Saturday, September 26, 2009

Transport Canada. V the fifth estate / Hana Gartner .

In its many years of bringing investigative reports to Canadians, the fifth estate has had its share of alarming stories. This season debuts with startling and disturbing allegations about the people we depend on to ensure our safety when we fly. The story begins with an urgent e-mail to the fifth estate.

The writer says she has “come across interesting, internal information from Transport Canada.” The sender: a journalism student who has found a USB key/computer memory stick in a coffee shop. The student’s discovery contains interesting information indeed. There are warnings from a security inspector at Canada’s biggest airport alleging public safety is being compromised because security and safety regulations are being circumvented in favour of profit and convenience.

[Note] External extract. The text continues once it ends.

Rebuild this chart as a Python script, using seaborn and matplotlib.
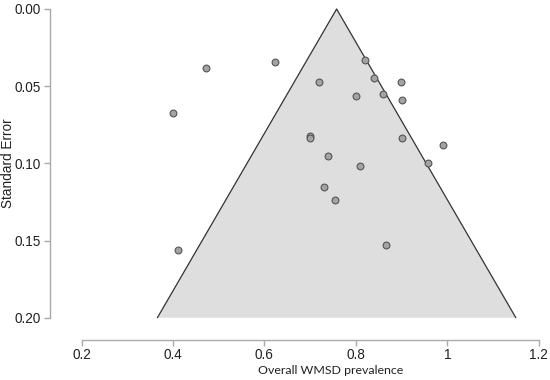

In Riding on Risk, reporter Hana Gartner talks to whistle blowers who have risked their livelihoods to try to change a system that they believe is putting passengers and airline employees in grave and needless danger – at the airports and in the air. We’ll also meet Kirsten Stevens of British Columbia, a woman whose logger husband boarded a routine flight one day, promising to be home in time for dinner with her and their three children. But, the small float plane carrying him crashed and all aboard were killed. Kirsten assumed Transport Canada would investigate. She was shocked when she realized they had closed their file on the crash. She did her own meticulous investigation and pinpointed a mechanical failure that may have led to her husband’s death. Since then, she has become a crusader, and a magnet, for whistle blowers inside the industry desperate to share their concerns about aviation security and safety.

Finally, the fifth estate takes the investigation to federal Minister of Transport, John Baird. Hana Gartner gives the Minister the opportunity to respond to the allegations and asks the question that should be on the minds of anyone in Canada who flies: should industry, concerned about saving money and cutting corners, be the same people to worry about safety?